All the Suck you want (and all the Lingua Franca, too)

A month or so ago, around the time that my friend Laura Secor’s amazing piece on Iranian dissidents came out in the New Yorker, I poked around the web to see if I could find old Lingua Franca articles, including hers. It turns out that many such articles are available, through the Internet Archive’s Wayback Machine. Type www.linguafranca.com into the search bar, and you can download the magazine webpage as the archive’s spider captured it on dates between 28 January 1998 and 31 March 2005.

2005 may strike some of you as rather late, given that Lingua Franca ceased publication with its November 2001 issue. In fact the captures after December 2001 are of announcements that the magazine is no more or of the homepage of the rival who purchased its remains (a more triumphalist way of saying the same thing). This could, someday, be a problem. On New Year’s Day, Paul Collins complained, in an aside, that he couldn’t link to an article in the defunct web magazine Suck.com, because “the domain’s owned by a pornster now.” I thought I’d impress him by pulling it out of the Wayback Machine, but I discovered that if the current owner of a domain name doesn’t want the site indexed, none of the content published by the domain’s previous owner is accessible, either. When I checked on New Year’s, the Wayback Machine wouldn’t let me see any of Suck.com‘s old issues.

When I checked today, though, Suck.com seems no longer to be owned by pornsters—or, if they are pornsters, they’re pornsters who are posting old articles from Suck. And Suck is accessible once more through the Wayback Machine. But wait, there’s more. There is, in fact, a mirror of the whole Suck site, available independently at suck.mirror.theinfo.org.
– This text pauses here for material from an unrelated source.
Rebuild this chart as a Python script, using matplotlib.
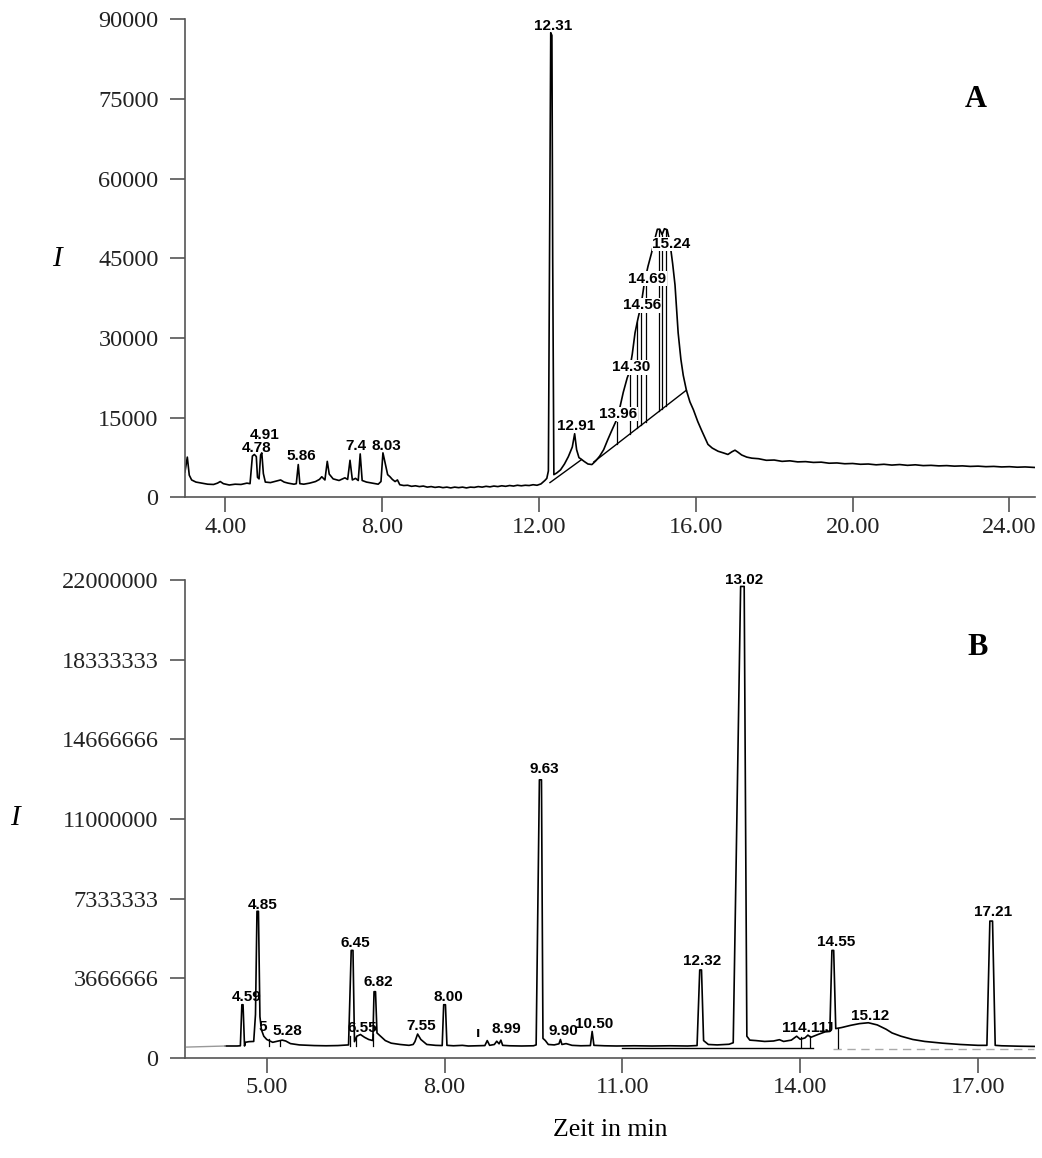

The mirror seems to be the creation of Aaron Swartz, who describes himself as “a teenage writer, hacker, and activist.” He co-authored the specs for RSS feeds when he was just fourteen and has written a lot of other software that goes entirely over my head. More important, in addition to these qualifications, he’s a Lingua Franca fan, and thanks to him there’s now a live web archive for LF at linguafranca.mirror.theinfo.org. (For the completists: Feed is still in the Wayback Machine, under www.feedmag.com, but Swartz’s mirror of it seems to have been undone by a server crash.)